We currently have an $87 price estimate for Microsoft, which is in line with the current market price.

Productivity And Business Processes Business To Power Valuation

Microsoft’s Productivity and Business Processes revenues, which include the Office suite, Dynamic CRM and ERP and LinkedIn, has grown from $27 billion in 2014 to $30.5 billion in fiscal 2017, primarily due to the growth in Office 365 cloud services and Dynamics cloud software. Currently, we project those revenues to improve to $45 billion by the end of our forecast period as the company continues to strengthen its presence in the rapidly growing productivity market through sales of cloud-based Office 365. However, as Office 365 and Dynamic cloud are witnessing robust adoption, it is possible that that the actual performance will exceed our forecasts. While Office 365 commercial seats grew by 40% from 85 million in 2016 to 120 million active users in 2017, Dynamics software revenue grew by 8.3% in first three quarters of 2017. Considering this growth across these two verticals, it is possible that revenues from this segment could grow to $60 billion by 2024 if this rate of growth is maintained.

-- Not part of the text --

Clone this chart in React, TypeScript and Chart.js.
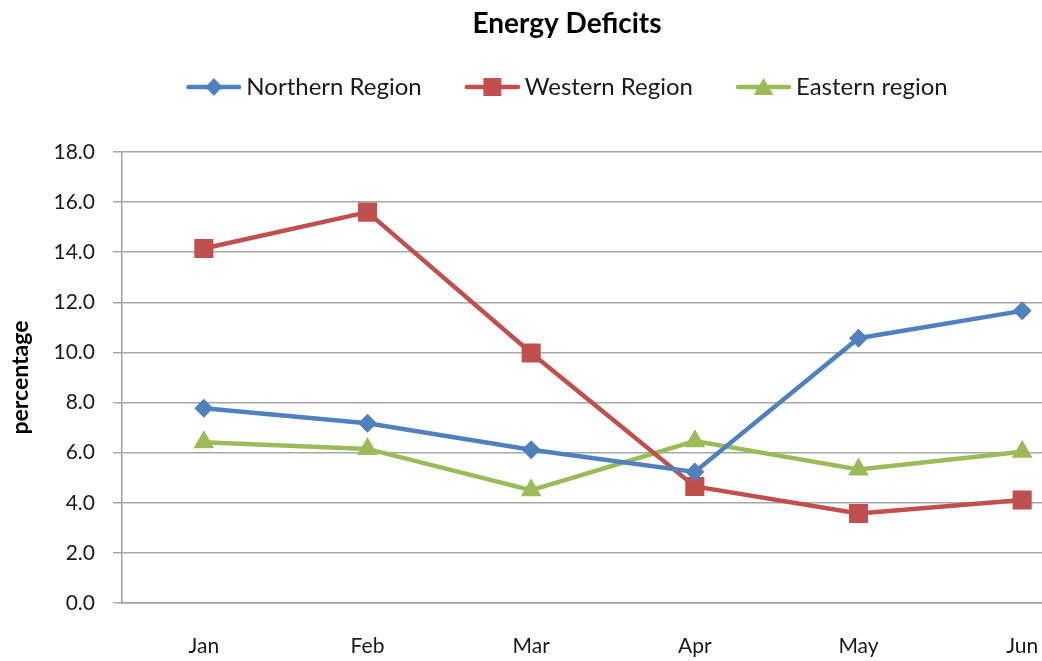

Furthermore, operating margins in 2017 declined to historic lows as the company completed the acquisition of LinkedIn, which negatively impacted margins due to an acquisition-related operating loss of $361. While we expect margins to improve to 42.5% by the end of our forecast period as the company is increasingly selling more cloud subscriptions compared to perpetual licenses, the margins could improve even more – to above 52% – as hosted solutions are generally higher-margin in nature than the traditional suite. An increasingly favorable sales mix could boost margins even more than we forecast. Cumulatively, the superior growth in revenues and margins will result in an upside of $186 billion, or $24 per share, to our existing valuation.